Repeat the material exactly from its first line to the line that includes "return (MT + PH - p) / PH". Skip pictures.

Recorded data ::
....
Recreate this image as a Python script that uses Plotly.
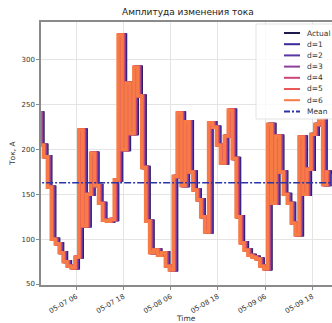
import pandas as pd
import plotly.graph_objects as go

# ---------------- data ----------------
start_time = "2021-05-06 21:00"
actual = [241, 205, 192, 158, 100, 95, 85, 75, 70, 68,
          80, 222, 115, 150, 196, 160, 140, 121, 120, 122,
          166, 328, 200, 274, 218, 292, 260, 180, 120, 85,
          88, 82, 85, 70, 66, 170, 241, 160, 231, 175,
          155, 144, 125, 108, 230, 225, 205, 185, 215, 244,
          190, 125, 96, 88, 82, 80, 78, 70, 67, 228,
          140, 215, 175, 150, 140, 118, 105, 214, 150, 178,
          217, 228, 233, 161, 175]
mean_value = 163
shifts = [0, 1, 2, 3, 4, 5, 6]          # d steps
series_names = ["Actual", "d=1", "d=2", "d=3", "d=4", "d=5", "d=6"]
series_colors = ["#1e1a4e", "#3a2c98", "#5a36a8", "#8e3f9c", "#c9477a", "#ea5858", "#f77b46"]
mean_name = "Mean"
mean_color = "#2b35a8"
tick_times = ["2021-05-07 06:00", "2021-05-07 18:00", "2021-05-08 06:00",
              "2021-05-08 18:00", "2021-05-09 06:00", "2021-05-09 18:00"]
tick_labels = ["05-07 06", "05-07 18", "05-08 06", "05-08 18", "05-09 06", "05-09 18"]
y_ticks = [50, 100, 150, 200, 250, 300]
title_text = "Амплитуда изменения тока"
x_title = "Time"
y_title = "Ток, А"

# ---------------- figure ----------------
W, H = 332, 323
ML, MR, MT, MB = 41, 0, 22, 38
PW, PH = W - ML - MR, H - MT - MB

times = pd.date_range(start_time, periods=len(actual), freq="h")
font = "DejaVu Sans"

fig = go.Figure()
for d, name, col in zip(shifts, series_names, series_colors):
    fig.add_trace(go.Scatter(
        x=times - pd.Timedelta(minutes=9 * d), y=actual, mode="lines",
        name=name, line=dict(color=col, width=3.4, shape="hvh"), showlegend=False))

fig.add_trace(go.Scatter(
    x=[times[0] - pd.Timedelta(hours=2), times[-1] + pd.Timedelta(hours=2)],
    y=[mean_value, mean_value], mode="lines", name=mean_name,
    line=dict(color=mean_color, width=1.5, dash="7px,2px,2px,2px"), showlegend=False))

def px_x(p):
    return (p - ML) / PW

def px_y(p):
    return (MT + PH - p) / PH

shapes = []
annotations = []
# legend frame
shapes.append(dict(type="rect", xref="paper", yref="paper",
                   x0=px_x(256), x1=px_x(340), y0=px_y(119), y1=px_y(24),
                   fillcolor="rgba(255,255,255,0.8)", line=dict(color="rgba(220,220,220,0.8)", width=1),
                   layer="above"))
leg_names = series_names + [mean_name]
leg_colors = series_colors + [mean_color]
leg_dash = ["solid"] * len(series_names) + ["6px,2px,2px,2px"]
for k, (nm, col, ds) in enumerate(zip(leg_names, leg_colors, leg_dash)):
    yy = 33 + k * 11.2
    shapes.append(dict(type="line", xref="paper", yref="paper",
                       x0=px_x(284), x1=px_x(300), y0=px_y(yy), y1=px_y(yy),
                       line=dict(color=col, width=2, dash=ds), layer="above"))
    annotations.append(dict(xref="paper", yref="paper", x=px_x(305), y=px_y(yy),
                            text=nm, showarrow=False, xanchor="left", yanchor="middle",
                            font=dict(family=font, size=7.5, color="#333333")))

annotations.append(dict(xref="paper", yref="paper", x=px_x(188), y=px_y(12),
                        text=title_text, showarrow=False, xanchor="center", yanchor="middle",
                        font=dict(family=font, size=9, color="#222222")))
annotations.append(dict(xref="paper", yref="paper", x=px_x(186), y=px_y(318),
                        text=x_title, showarrow=False, xanchor="center", yanchor="middle",
                        font=dict(family=font, size=7.5, color="#333333")))
annotations.append(dict(xref="paper", yref="paper", x=px_x(12), y=px_y(153),
                        text=y_title, showarrow=False, xanchor="center", yanchor="middle",
                        textangle=-90, font=dict(family=font, size=7.5, color="#333333")))

fig.update_layout(
    width=W, height=H,
    margin=dict(l=ML, r=MR, t=MT, b=MB, pad=0),
    paper_bgcolor="white", plot_bgcolor="white",
    showlegend=False,
    shapes=shapes, annotations=annotations,
    xaxis=dict(type="date", range=[times[0], times[-1]],
               tickvals=tick_times, ticktext=tick_labels, tickangle=-30,
               tickfont=dict(family=font, size=7, color="#333333"),
               showgrid=True, gridcolor="#e4e4e4", gridwidth=1,
               showline=True, linecolor="#8a8a8a", linewidth=1.5, mirror=True,
               ticks="outside", ticklen=3, tickcolor="#8a8a8a", zeroline=False),
    yaxis=dict(range=[48.9, 342.4], tickvals=y_ticks,
               tickfont=dict(family=font, size=7, color="#333333"),
               showgrid=True, gridcolor="#e4e4e4", gridwidth=1,
               showline=True, linecolor="#8a8a8a", linewidth=1.5,
               ticks="outside", ticklen=3, tickcolor="#8a8a8a", zeroline=False),
)

fig.write_html("out.html")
....
Final answer ::
Recreate this image as a Python script that uses Plotly.
import pandas as pd
import plotly.graph_objects as go

# ---------------- data ----------------
start_time = "2021-05-06 21:00"
actual = [241, 205, 192, 158, 100, 95, 85, 75, 70, 68,
          80, 222, 115, 150, 196, 160, 140, 121, 120, 122,
          166, 328, 200, 274, 218, 292, 260, 180, 120, 85,
          88, 82, 85, 70, 66, 170, 241, 160, 231, 175,
          155, 144, 125, 108, 230, 225, 205, 185, 215, 244,
          190, 125, 96, 88, 82, 80, 78, 70, 67, 228,
          140, 215, 175, 150, 140, 118, 105, 214, 150, 178,
          217, 228, 233, 161, 175]
mean_value = 163
shifts = [0, 1, 2, 3, 4, 5, 6]          # d steps
series_names = ["Actual", "d=1", "d=2", "d=3", "d=4", "d=5", "d=6"]
series_colors = ["#1e1a4e", "#3a2c98", "#5a36a8", "#8e3f9c", "#c9477a", "#ea5858", "#f77b46"]
mean_name = "Mean"
mean_color = "#2b35a8"
tick_times = ["2021-05-07 06:00", "2021-05-07 18:00", "2021-05-08 06:00",
              "2021-05-08 18:00", "2021-05-09 06:00", "2021-05-09 18:00"]
tick_labels = ["05-07 06", "05-07 18", "05-08 06", "05-08 18", "05-09 06", "05-09 18"]
y_ticks = [50, 100, 150, 200, 250, 300]
title_text = "Амплитуда изменения тока"
x_title = "Time"
y_title = "Ток, А"

# ---------------- figure ----------------
W, H = 332, 323
ML, MR, MT, MB = 41, 0, 22, 38
PW, PH = W - ML - MR, H - MT - MB

times = pd.date_range(start_time, periods=len(actual), freq="h")
font = "DejaVu Sans"

fig = go.Figure()
for d, name, col in zip(shifts, series_names, series_colors):
    fig.add_trace(go.Scatter(
        x=times - pd.Timedelta(minutes=9 * d), y=actual, mode="lines",
        name=name, line=dict(color=col, width=3.4, shape="hvh"), showlegend=False))

fig.add_trace(go.Scatter(
    x=[times[0] - pd.Timedelta(hours=2), times[-1] + pd.Timedelta(hours=2)],
    y=[mean_value, mean_value], mode="lines", name=mean_name,
    line=dict(color=mean_color, width=1.5, dash="7px,2px,2px,2px"), showlegend=False))

def px_x(p):
    return (p - ML) / PW

def px_y(p):
    return (MT + PH - p) / PH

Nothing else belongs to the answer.